::: Dataset content

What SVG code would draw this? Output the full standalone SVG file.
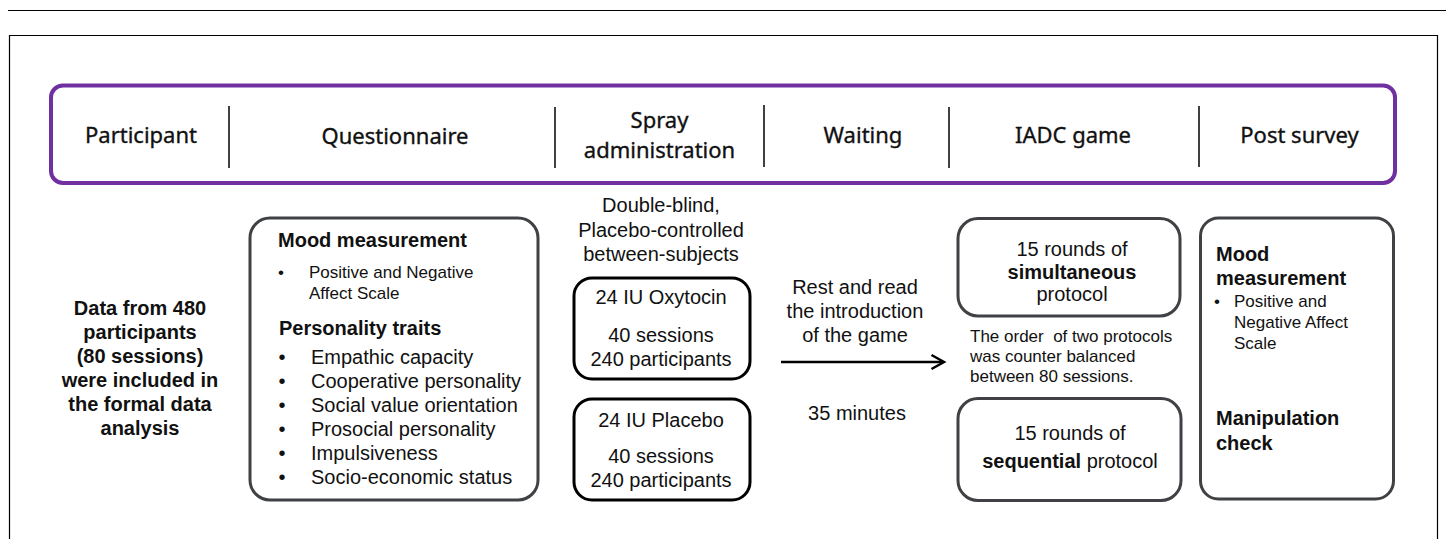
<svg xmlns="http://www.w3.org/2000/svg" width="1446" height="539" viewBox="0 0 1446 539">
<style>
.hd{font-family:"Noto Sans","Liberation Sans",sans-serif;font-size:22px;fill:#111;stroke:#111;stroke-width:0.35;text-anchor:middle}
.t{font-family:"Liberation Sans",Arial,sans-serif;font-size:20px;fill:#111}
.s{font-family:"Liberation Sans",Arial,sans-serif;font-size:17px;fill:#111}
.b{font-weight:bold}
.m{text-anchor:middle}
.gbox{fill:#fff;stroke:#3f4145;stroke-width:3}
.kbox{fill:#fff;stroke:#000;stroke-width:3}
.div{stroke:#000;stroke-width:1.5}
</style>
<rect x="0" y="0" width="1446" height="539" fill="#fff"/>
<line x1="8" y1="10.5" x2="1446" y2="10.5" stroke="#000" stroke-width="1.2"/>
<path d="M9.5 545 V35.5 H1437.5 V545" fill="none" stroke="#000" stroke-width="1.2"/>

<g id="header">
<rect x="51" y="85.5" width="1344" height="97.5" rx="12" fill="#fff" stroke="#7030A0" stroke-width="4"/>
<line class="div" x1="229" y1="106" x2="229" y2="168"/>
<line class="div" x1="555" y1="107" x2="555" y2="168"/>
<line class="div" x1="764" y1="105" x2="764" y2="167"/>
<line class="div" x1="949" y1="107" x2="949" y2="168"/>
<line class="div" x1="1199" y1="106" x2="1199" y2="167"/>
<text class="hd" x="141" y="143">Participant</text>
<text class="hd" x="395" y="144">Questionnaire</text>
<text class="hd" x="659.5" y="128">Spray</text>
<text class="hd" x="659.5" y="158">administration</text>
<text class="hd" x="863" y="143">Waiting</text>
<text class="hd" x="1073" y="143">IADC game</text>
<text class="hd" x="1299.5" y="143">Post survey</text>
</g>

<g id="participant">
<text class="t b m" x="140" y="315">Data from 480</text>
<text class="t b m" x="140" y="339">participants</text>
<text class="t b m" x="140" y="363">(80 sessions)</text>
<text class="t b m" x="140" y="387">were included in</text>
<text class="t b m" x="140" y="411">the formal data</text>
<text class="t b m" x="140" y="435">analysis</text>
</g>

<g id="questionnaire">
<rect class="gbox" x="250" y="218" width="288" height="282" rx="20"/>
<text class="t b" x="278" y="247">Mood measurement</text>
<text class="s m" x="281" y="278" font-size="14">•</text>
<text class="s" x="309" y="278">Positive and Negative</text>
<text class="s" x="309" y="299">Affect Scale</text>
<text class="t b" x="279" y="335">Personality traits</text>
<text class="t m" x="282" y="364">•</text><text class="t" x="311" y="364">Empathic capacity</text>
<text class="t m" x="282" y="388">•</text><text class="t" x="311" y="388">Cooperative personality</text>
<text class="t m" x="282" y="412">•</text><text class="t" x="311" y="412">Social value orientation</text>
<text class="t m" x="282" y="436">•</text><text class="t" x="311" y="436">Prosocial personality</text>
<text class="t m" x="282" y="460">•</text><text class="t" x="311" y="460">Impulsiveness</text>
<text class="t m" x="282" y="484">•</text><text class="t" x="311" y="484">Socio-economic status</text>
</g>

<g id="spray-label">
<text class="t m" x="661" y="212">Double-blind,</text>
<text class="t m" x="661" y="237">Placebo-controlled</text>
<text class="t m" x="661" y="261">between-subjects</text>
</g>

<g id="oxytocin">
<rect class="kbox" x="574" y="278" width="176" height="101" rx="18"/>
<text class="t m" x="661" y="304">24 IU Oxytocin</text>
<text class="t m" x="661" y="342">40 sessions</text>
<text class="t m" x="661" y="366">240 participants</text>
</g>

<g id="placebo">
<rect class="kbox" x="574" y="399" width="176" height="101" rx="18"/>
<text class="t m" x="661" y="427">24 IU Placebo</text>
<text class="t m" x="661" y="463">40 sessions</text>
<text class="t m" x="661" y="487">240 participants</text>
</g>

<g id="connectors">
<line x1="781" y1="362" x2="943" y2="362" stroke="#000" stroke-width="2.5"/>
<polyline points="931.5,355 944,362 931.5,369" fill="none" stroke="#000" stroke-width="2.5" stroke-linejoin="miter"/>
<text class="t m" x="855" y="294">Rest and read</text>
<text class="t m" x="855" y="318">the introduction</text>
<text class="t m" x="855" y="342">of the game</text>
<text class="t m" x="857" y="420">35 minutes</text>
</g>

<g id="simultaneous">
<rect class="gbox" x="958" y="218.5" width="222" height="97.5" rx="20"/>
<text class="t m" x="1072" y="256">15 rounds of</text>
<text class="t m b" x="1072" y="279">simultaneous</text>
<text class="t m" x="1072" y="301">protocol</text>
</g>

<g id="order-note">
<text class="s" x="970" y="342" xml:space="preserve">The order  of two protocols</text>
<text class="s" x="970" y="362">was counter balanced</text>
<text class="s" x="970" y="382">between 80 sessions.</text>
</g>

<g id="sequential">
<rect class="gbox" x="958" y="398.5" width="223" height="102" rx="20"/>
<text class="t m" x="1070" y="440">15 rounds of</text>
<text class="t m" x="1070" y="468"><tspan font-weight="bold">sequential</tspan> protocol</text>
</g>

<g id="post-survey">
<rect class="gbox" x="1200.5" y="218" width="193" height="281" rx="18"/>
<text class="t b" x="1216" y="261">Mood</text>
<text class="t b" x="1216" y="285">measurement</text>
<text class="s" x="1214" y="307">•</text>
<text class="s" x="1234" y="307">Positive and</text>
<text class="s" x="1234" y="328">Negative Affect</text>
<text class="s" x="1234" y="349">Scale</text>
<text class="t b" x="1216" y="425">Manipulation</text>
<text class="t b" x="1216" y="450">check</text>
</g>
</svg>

::::::

§ **Aim**
With the pictures left out, transcribe the material exactly.

§ **Solution**
What SVG code would draw this? Output the full standalone SVG file.
<svg xmlns="http://www.w3.org/2000/svg" width="1446" height="539" viewBox="0 0 1446 539">
<style>
.hd{font-family:"Noto Sans","Liberation Sans",sans-serif;font-size:22px;fill:#111;stroke:#111;stroke-width:0.35;text-anchor:middle}
.t{font-family:"Liberation Sans",Arial,sans-serif;font-size:20px;fill:#111}
.s{font-family:"Liberation Sans",Arial,sans-serif;font-size:17px;fill:#111}
.b{font-weight:bold}
.m{text-anchor:middle}
.gbox{fill:#fff;stroke:#3f4145;stroke-width:3}
.kbox{fill:#fff;stroke:#000;stroke-width:3}
.div{stroke:#000;stroke-width:1.5}
</style>
<rect x="0" y="0" width="1446" height="539" fill="#fff"/>
<line x1="8" y1="10.5" x2="1446" y2="10.5" stroke="#000" stroke-width="1.2"/>
<path d="M9.5 545 V35.5 H1437.5 V545" fill="none" stroke="#000" stroke-width="1.2"/>

<g id="header">
<rect x="51" y="85.5" width="1344" height="97.5" rx="12" fill="#fff" stroke="#7030A0" stroke-width="4"/>
<line class="div" x1="229" y1="106" x2="229" y2="168"/>
<line class="div" x1="555" y1="107" x2="555" y2="168"/>
<line class="div" x1="764" y1="105" x2="764" y2="167"/>
<line class="div" x1="949" y1="107" x2="949" y2="168"/>
<line class="div" x1="1199" y1="106" x2="1199" y2="167"/>
<text class="hd" x="141" y="143">Participant</text>
<text class="hd" x="395" y="144">Questionnaire</text>
<text class="hd" x="659.5" y="128">Spray</text>
<text class="hd" x="659.5" y="158">administration</text>
<text class="hd" x="863" y="143">Waiting</text>
<text class="hd" x="1073" y="143">IADC game</text>
<text class="hd" x="1299.5" y="143">Post survey</text>
</g>

<g id="participant">
<text class="t b m" x="140" y="315">Data from 480</text>
<text class="t b m" x="140" y="339">participants</text>
<text class="t b m" x="140" y="363">(80 sessions)</text>
<text class="t b m" x="140" y="387">were included in</text>
<text class="t b m" x="140" y="411">the formal data</text>
<text class="t b m" x="140" y="435">analysis</text>
</g>

<g id="questionnaire">
<rect class="gbox" x="250" y="218" width="288" height="282" rx="20"/>
<text class="t b" x="278" y="247">Mood measurement</text>
<text class="s m" x="281" y="278" font-size="14">•</text>
<text class="s" x="309" y="278">Positive and Negative</text>
<text class="s" x="309" y="299">Affect Scale</text>
<text class="t b" x="279" y="335">Personality traits</text>
<text class="t m" x="282" y="364">•</text><text class="t" x="311" y="364">Empathic capacity</text>
<text class="t m" x="282" y="388">•</text><text class="t" x="311" y="388">Cooperative personality</text>
<text class="t m" x="282" y="412">•</text><text class="t" x="311" y="412">Social value orientation</text>
<text class="t m" x="282" y="436">•</text><text class="t" x="311" y="436">Prosocial personality</text>
<text class="t m" x="282" y="460">•</text><text class="t" x="311" y="460">Impulsiveness</text>
<text class="t m" x="282" y="484">•</text><text class="t" x="311" y="484">Socio-economic status</text>
</g>

<g id="spray-label">
<text class="t m" x="661" y="212">Double-blind,</text>
<text class="t m" x="661" y="237">Placebo-controlled</text>
<text class="t m" x="661" y="261">between-subjects</text>
</g>

<g id="oxytocin">
<rect class="kbox" x="574" y="278" width="176" height="101" rx="18"/>
<text class="t m" x="661" y="304">24 IU Oxytocin</text>
<text class="t m" x="661" y="342">40 sessions</text>
<text class="t m" x="661" y="366">240 participants</text>
</g>

<g id="placebo">
<rect class="kbox" x="574" y="399" width="176" height="101" rx="18"/>
<text class="t m" x="661" y="427">24 IU Placebo</text>
<text class="t m" x="661" y="463">40 sessions</text>
<text class="t m" x="661" y="487">240 participants</text>
</g>

<g id="connectors">
<line x1="781" y1="362" x2="943" y2="362" stroke="#000" stroke-width="2.5"/>
<polyline points="931.5,355 944,362 931.5,369" fill="none" stroke="#000" stroke-width="2.5" stroke-linejoin="miter"/>
<text class="t m" x="855" y="294">Rest and read</text>
<text class="t m" x="855" y="318">the introduction</text>
<text class="t m" x="855" y="342">of the game</text>
<text class="t m" x="857" y="420">35 minutes</text>
</g>

<g id="simultaneous">
<rect class="gbox" x="958" y="218.5" width="222" height="97.5" rx="20"/>
<text class="t m" x="1072" y="256">15 rounds of</text>
<text class="t m b" x="1072" y="279">simultaneous</text>
<text class="t m" x="1072" y="301">protocol</text>
</g>

<g id="order-note">
<text class="s" x="970" y="342" xml:space="preserve">The order  of two protocols</text>
<text class="s" x="970" y="362">was counter balanced</text>
<text class="s" x="970" y="382">between 80 sessions.</text>
</g>

<g id="sequential">
<rect class="gbox" x="958" y="398.5" width="223" height="102" rx="20"/>
<text class="t m" x="1070" y="440">15 rounds of</text>
<text class="t m" x="1070" y="468"><tspan font-weight="bold">sequential</tspan> protocol</text>
</g>

<g id="post-survey">
<rect class="gbox" x="1200.5" y="218" width="193" height="281" rx="18"/>
<text class="t b" x="1216" y="261">Mood</text>
<text class="t b" x="1216" y="285">measurement</text>
<text class="s" x="1214" y="307">•</text>
<text class="s" x="1234" y="307">Positive and</text>
<text class="s" x="1234" y="328">Negative Affect</text>
<text class="s" x="1234" y="349">Scale</text>
<text class="t b" x="1216" y="425">Manipulation</text>
<text class="t b" x="1216" y="450">check</text>
</g>
</svg>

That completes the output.